In the last few weeks Digg has brought back a slew of old features whose absence had rankled site users. The Upcoming section returned along with the pagination feature. Pagination had been removed in favor of a feature similar to one on Twitter that allows users to expand the number of items on one page instead of clicking to another page. Digg also brought back user submission logs and unveiled new publisher buttons. Many publishers did not use the new buttons immediately, however, because of ongoing problems with the site’s Application Programming Interface (API
In the first post on the site’s blog since Kevin Rose wrote one about a month ago, community manager Jen Burton said the site “obviously has been experiencing some growing pains.” In addition to announcing the return of some version 3 features, she encouraged the site’s community to continue to report problems they find. There is concern, however, among community members that Digg is struggling too much and may not be able to reignite the interest of those who have left.
Burton’s post comes just a day after site co-founder (and former CEO) Kevin Rose said the site did, in fact, lose visitors when it attempted to move from its third design to its current fourth incarnation. Multiple publications also reported that he was feeling “burned out,” perhaps to the point where he may not be at the company in six months. Rose later commented that he was not planning on leaving but was, in fact, “in it for the long haul,” or until he could “get the community back on (Digg’s) side.” The site’s traffic has nosedived in the time since the new design emerged, and many publishers have reported lower or inconsistent referral traffic compared to before.
One of the biggest user complaints in recent weeks has been an increase in “spam” material on Digg’s front page from sites that held no interest to the community. Several sites, including “travel-online-free.blogspot.com” as well as “herbalremedies-free.blogspot.com” reached the front page partly because whoever ran the sites corralled enough votes without moderators noticing. The submissions were eventually removed from the site.
Burton said in the post, “Thank you all for reporting spam to us, and making sure we’re aware of what you’re experiencing on Digg. Some of the feedback has been tough to swallow, some has been great and all of it is vitally important to us as we continue to develop Digg.com. Please keep sending it our way.”
One publisher says the steps are a good sign, but that they don’t amount to much yet. “It’s really too early to count Digg out once and for all,” said Victor Barrera, Social Media Strategist at Village Voice Media. “Sure, the rollout of V4 wasn’t the smoothest and many people are talking about Digg’s traffic collapse and the possible departure of Kevin Rose. But we’ve got to keep everything in perspective here. Digg v4 is a little over a month old.

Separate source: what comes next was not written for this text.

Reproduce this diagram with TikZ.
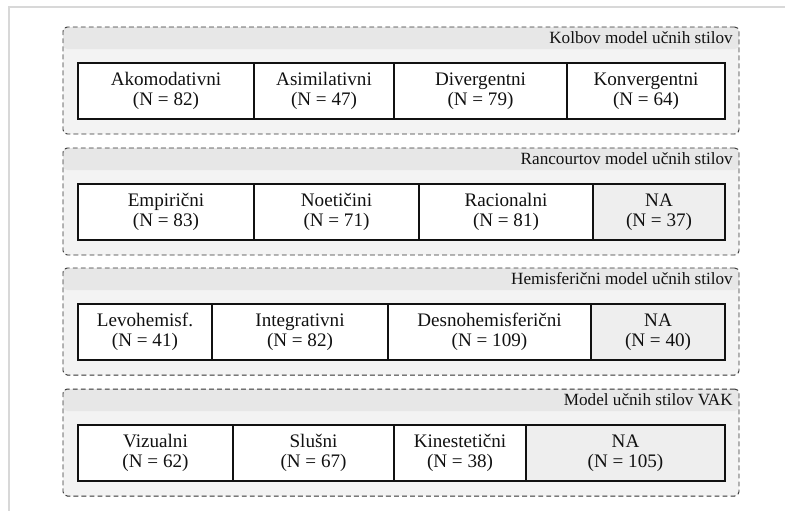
\documentclass[tikz,border=0pt]{standalone}
\usepackage{fontspec}
\setmainfont{Liberation Serif}
\usetikzlibrary{positioning,calc}
\definecolor{Ink}{HTML}{111111}
\definecolor{Frame}{HTML}{D8D8D8}
\definecolor{Boxfill}{HTML}{F3F3F3}
\definecolor{Band}{HTML}{E7E7E7}
\definecolor{Dash}{HTML}{333333}
\definecolor{NAfill}{HTML}{EEEEEE}
\tikzset{
  model/.style={rectangle,rounded corners=3pt,draw=Dash,fill=Boxfill,line width=.7pt,dash pattern=on 3.5pt off 2.2pt,
    minimum width=16.9cm,minimum height=2.675cm,inner sep=0pt,outer sep=0pt,
    path picture={\fill[Band] (path picture bounding box.north west) rectangle ([yshift=-.55cm]path picture bounding box.north east);}},
  mtitle/.style={anchor=base east,inner sep=0pt,font=\fontsize{12.2}{14}\selectfont,text=Ink},
  cell/.style={rectangle,draw=Ink,fill=white,line width=1.4pt,minimum height=1.4cm,inner sep=0pt,outer sep=0pt,
    align=center,font=\fontsize{13.6}{14.2}\selectfont,text=Ink},
  na/.style={cell,fill=NAfill}}

\begin{document}
\begin{tikzpicture}[x=1cm,y=1cm]
\path[use as bounding box] (0,0) rectangle (19.625,-12.75);
\draw[Frame,line width=2.1pt] (0.225,-13) -- (0.225,-0.175) -- (20,-0.175);

% model frames
\node[model] (kolb) at (10.025,-2.0125) {};
\node[model] (ranc) at (10.025,-5.0375) {};
\node[model] (hemi) at (10.025,-8.0375) {};
\node[model] (vak) at (10.025,-11.0625) {};
\node[mtitle] (kolbttl) at ([xshift=-.15cm,yshift=-.4cm]kolb.north east) {Kolbov model učnih stilov};
\node[mtitle] (rancttl) at ([xshift=-.15cm,yshift=-.4cm]ranc.north east) {Rancourtov model učnih stilov};
\node[mtitle] (hemittl) at ([xshift=-.15cm,yshift=-.4cm]hemi.north east) {Hemisferični model učnih stilov};
\node[mtitle] (vakttl) at ([xshift=-.15cm,yshift=-.4cm]vak.north east) {Model učnih stilov VAK};

% Kolb
\node[cell,minimum width=4.4cm,anchor=north west] (akom) at ([xshift=.375cm,yshift=-.9cm]kolb.north west) {Akomodativni\\(N = 82)};
\node[cell,minimum width=3.5cm,right=0pt of akom] (asim) {Asimilativni\\(N = 47)};
\node[cell,minimum width=4.325cm,right=0pt of asim] (diver) {Divergentni\\(N = 79)};
\node[cell,minimum width=3.95cm,right=0pt of diver] (konv) {Konvergentni\\(N = 64)};

% Rancourt
\node[cell,minimum width=4.4cm,anchor=north west] (empir) at ([xshift=.375cm,yshift=-.9cm]ranc.north west) {Empirični\\(N = 83)};
\node[cell,minimum width=4.125cm,right=0pt of empir] (noet) {Noetičini\\(N = 71)};
\node[cell,minimum width=4.35cm,right=0pt of noet] (racio) {Racionalni\\(N = 81)};
\node[na,minimum width=3.3cm,right=0pt of racio] (rancna) {NA\\(N = 37)};

% hemisferic
\node[cell,minimum width=3.35cm,anchor=north west] (levo) at ([xshift=.375cm,yshift=-.9cm]hemi.north west) {Levohemisf.\\(N = 41)};
\node[cell,minimum width=4.4cm,right=0pt of levo] (integ) {Integrativni\\(N = 82)};
\node[cell,minimum width=5.075cm,right=0pt of integ] (desno) {Desnohemisferični\\(N = 109)};
\node[na,minimum width=3.35cm,right=0pt of desno] (hemina) {NA\\(N = 40)};

% VAK
\node[cell,minimum width=3.875cm,anchor=north west] (vizu) at ([xshift=.375cm,yshift=-.9cm]vak.north west) {Vizualni\\(N = 62)};
\node[cell,minimum width=4.025cm,right=0pt of vizu] (slus) {Slušni\\(N = 67)};
\node[cell,minimum width=3.3cm,right=0pt of slus] (kines) {Kinestetični\\(N = 38)};
\node[na,minimum width=4.975cm,right=0pt of kines] (vakna) {NA\\(N = 105)};
\end{tikzpicture}
\end{document}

It’s simply too early to say that Digg won’t ever bounce back. Digg is very interested in user feedback, which is impressive. They’ve added back features based on user demand, and they plan on making Digg better for the end user as time goes on.”
Whether or not the adjustments and upcoming changes will be enough to bring back some of the vibrant Digg community of old remains to be seen. More new features are likely to be rolled out, including “interests” pages, but not much is known about that or whether users will want it. Rose mentioned the return of user “leader-boards,” which had always been popular in the past. The pagination could mean an uptick in page views, which could do good things for the company’s bottom line and morale. Also, once the site’s API stabilizes, it could mean a slew of new products developed around Digg, as well as more traffic. “Publishers can reliably use Digg buttons and Digg widgets once Digg gets its API up to speed,” said Barrera. “More developers will also be able to create web experiences around Digg data, which means Digg will be able to reach a lot more people than through just their site.”